Philadelphia swarmed by alleged juvenile looters targeting the Apple Store, Lululemon, Footlocker and others
Philadelphia police responded to reports of widespread looting on Tuesday night
So far, the year 2020 has seen riots in Atlanta, Saint Louis, Seattle, New York City, Minneapolis, Chicago, Oakland, Denver, Washington, D.C., Philadelphia, Trenton, Atlantic City, Boston, Louisville, Bakersfield, Columbus, Dallas, Des Moines, Detroit, Los Angeles, Sacramento, Phoenix, San Jose, and I’m sure I’ve missed lesser-covered violence. Residents of Portland have endured “87 straight nights of protest on the streets of Portland, 23 more arrested Sunday night, nearly 20 riots declared over the past 3 months.”
These are separate from mere protests; these are riots — looting, arson, and violence.
Insurance companies are already thinking about the need to raise rates for businesses in large cities. They can financially handle the current wave of claims for damages, but they’re also recognizing that rioting is no longer seen as a local or regional risk. Without warning, some racially or politically charged incident can suddenly set off unrest across the country — and only random chance and the whims of the mob can determine which businesses are left standing and which ones are thoroughly looted or burned to the ground.
And we have this moron leftist …
Writer Vicky Osterweil’s book, In Defense of Looting, came out on Tuesday. Osterweil is a self-described writer, editor and agitator who has been writing about and participating in protests for years. And her book arrives as the continued protests have emerged as a bitter dividing point in the presidential race.

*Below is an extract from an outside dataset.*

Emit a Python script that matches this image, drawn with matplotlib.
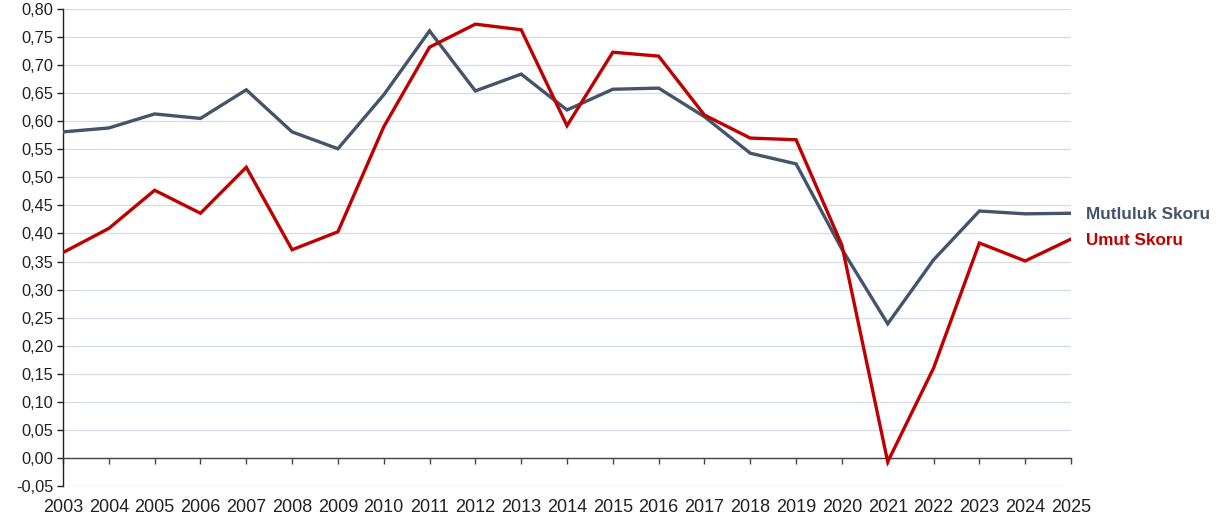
import matplotlib.pyplot as plt
from matplotlib.ticker import FuncFormatter, MultipleLocator

plt.rcParams['font.family'] = ['Liberation Sans', 'DejaVu Sans']

years = list(range(2003, 2026))
mutluluk = [0.581, 0.588, 0.613, 0.605, 0.656, 0.581, 0.551, 0.647, 0.761, 0.654,
            0.684, 0.620, 0.657, 0.659, 0.608, 0.543, 0.524, 0.372, 0.239, 0.353,
            0.440, 0.435, 0.436]
umut = [0.366, 0.409, 0.477, 0.436, 0.518, 0.371, 0.403, 0.590, 0.732, 0.773,
        0.763, 0.592, 0.723, 0.716, 0.611, 0.570, 0.567, 0.379, -0.007, 0.160,
        0.383, 0.351, 0.390]

blue = '#44546A'
red = '#C00000'

fig = plt.figure(figsize=(12.17, 5.19), dpi=100)
ax = fig.add_axes([63 / 1217, 1 - 486 / 519, (1071 - 63) / 1217, (486 - 9) / 519])

ax.plot(years, mutluluk, color=blue, lw=2.4, solid_joinstyle='miter', zorder=3)
ax.plot(years, umut, color=red, lw=2.4, solid_joinstyle='miter', zorder=4)

ax.set_xlim(2003, 2025)
ax.set_ylim(-0.05, 0.80)
ax.yaxis.set_major_locator(MultipleLocator(0.05))
ax.yaxis.set_major_formatter(FuncFormatter(lambda v, p: f"{v:.2f}".replace('.', ',')))
ax.grid(axis='y', color='#D6DCE5', lw=0.9, zorder=0)
ax.set_axisbelow(True)

for s in ['top', 'right']:
    ax.spines[s].set_visible(False)
ax.spines['left'].set_color('#222222')
ax.spines['left'].set_linewidth(1.0)
ax.spines['bottom'].set_position(('data', 0))
ax.spines['bottom'].set_color('#444444')
ax.spines['bottom'].set_linewidth(1.0)

ax.set_xticks(years)
ax.tick_params(axis='x', direction='out', length=4, width=1, color='#444444', labelbottom=False)
ax.tick_params(axis='y', direction='out', length=4, width=1, color='#222222',
               labelsize=11.8, labelcolor='#222222', pad=3)

# year labels sit under the bottom of the plot, not under the zero line
secax = ax.secondary_xaxis(0)
secax.set_xticks(years)
secax.set_xticklabels([str(y) for y in years])
secax.tick_params(length=0, labelsize=13, labelcolor='#222222', pad=9)
secax.spines['bottom'].set_visible(False)

ax.annotate('Mutluluk Skoru', xy=(years[-1], mutluluk[-1]), xytext=(11, -1),
            textcoords='offset points', color=blue, fontsize=12.3, fontweight='bold',
            va='center', ha='left', annotation_clip=False)
ax.annotate('Umut Skoru', xy=(years[-1], umut[-1]), xytext=(11, -1),
            textcoords='offset points', color=red, fontsize=12.3, fontweight='bold',
            va='center', ha='left', annotation_clip=False)

fig.savefig('out.png', dpi=100)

When she finished it, back in April, she wrote that “a new energy of resistance is building across the country.” Now, as protests and riots continue to grip cities, she stakes out a provocative position: that looting is a powerful tool to bring about real, lasting change in society. The rioters who smash windows and take items from stores, she claims, are engaging in a powerful tactic that questions the justice of “law and order,” and the distribution of property and wealth in an unequal society.